Michel und Manuela, wer seid ihr und was macht der Schwarze Peter?
Michel: Ich arbeite seit neun Jahren beim Schwarzen Peter als Gassenarbeiter. Der Verein wurde 1983 gegründet – vor einem drittel Jahrhundert war das. Unsere Hauptaufgabe ist die Aufsuchende Soziale Arbeit im öffentlich zugänglichen Raum. Das heisst, wir gehen auf die Strasse und knüpfen da Kontakte mit den Leuten, anstatt zu warten, bis die Leute zu uns finden. Letzteres ist der zweite Teil unserer Arbeit. Wir bieten zweimal pro Woche eine offene Sprechstunde an und jeder darf da mit all seinen Anliegen vorbeikommen. Oft zeigt sich, dass nicht wir die richtigen sind. Der Schwarze Peter erfüllt in solchen Fällen eher eine Vermittlungsfunktion. Das nennen wir Triage. Das dritte Standbein sind verschiedene Aktionen und Projekte. Wir machen ein Grillfest oder organisieren ein Kleidersammeln und -verteilen. Ich denke gerade an Isomatten und Schlafsäcke für den Winter. Unsere vierte Aufgabe ist die Öffentlichkeitsarbeit und die politische Arbeit – die Kommunikation nach Aussen. Diese ist besonders wichtig, da es nicht ausreicht, den einzelnen Menschen zu helfen. An gewissen Situationen können wir gar nichts ändern und da ist es wichtig, dass wir das gesellschaftlich publizieren können und auch dafür einstehen.

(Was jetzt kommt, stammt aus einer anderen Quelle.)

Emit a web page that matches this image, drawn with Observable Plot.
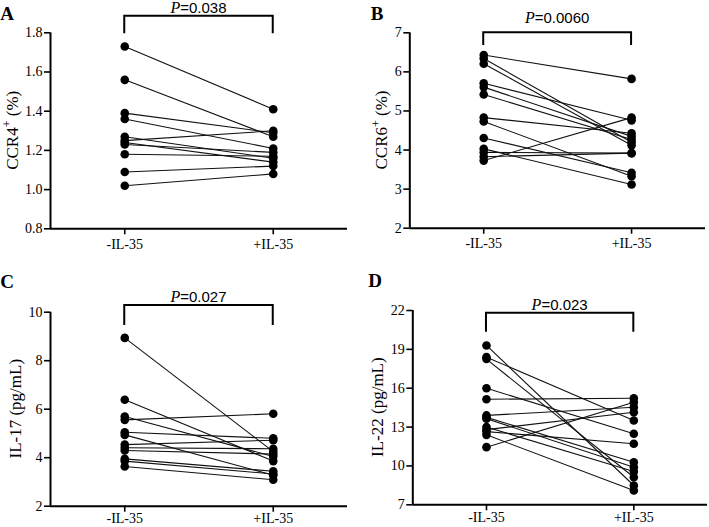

Manuela: Ich bin Manuela und arbeite seit sechs Jahren beim Schwarzen Peter. Seit drei Jahren bin ich als Gassenarbeiterin und in der Co-Geschäftsleitung tätig. Wir sind ein egalitäres Team aus sechs Personen, dabei ist jeder verantwortlich für ein bestimmtes Ressort. Michel kümmert sich um unsere Finanzierung und ich bin verantwortlich für die Öffentlichkeitsarbeit.




Was liegt dem Schwarzen Peter für ein Verständnis von Armut zugrunde?
Der Name erinnert an das Kartenspiel, bei dem man den Schwarzen Peter ungewollt zieht und ihn natürlich sofort wieder loswerden will.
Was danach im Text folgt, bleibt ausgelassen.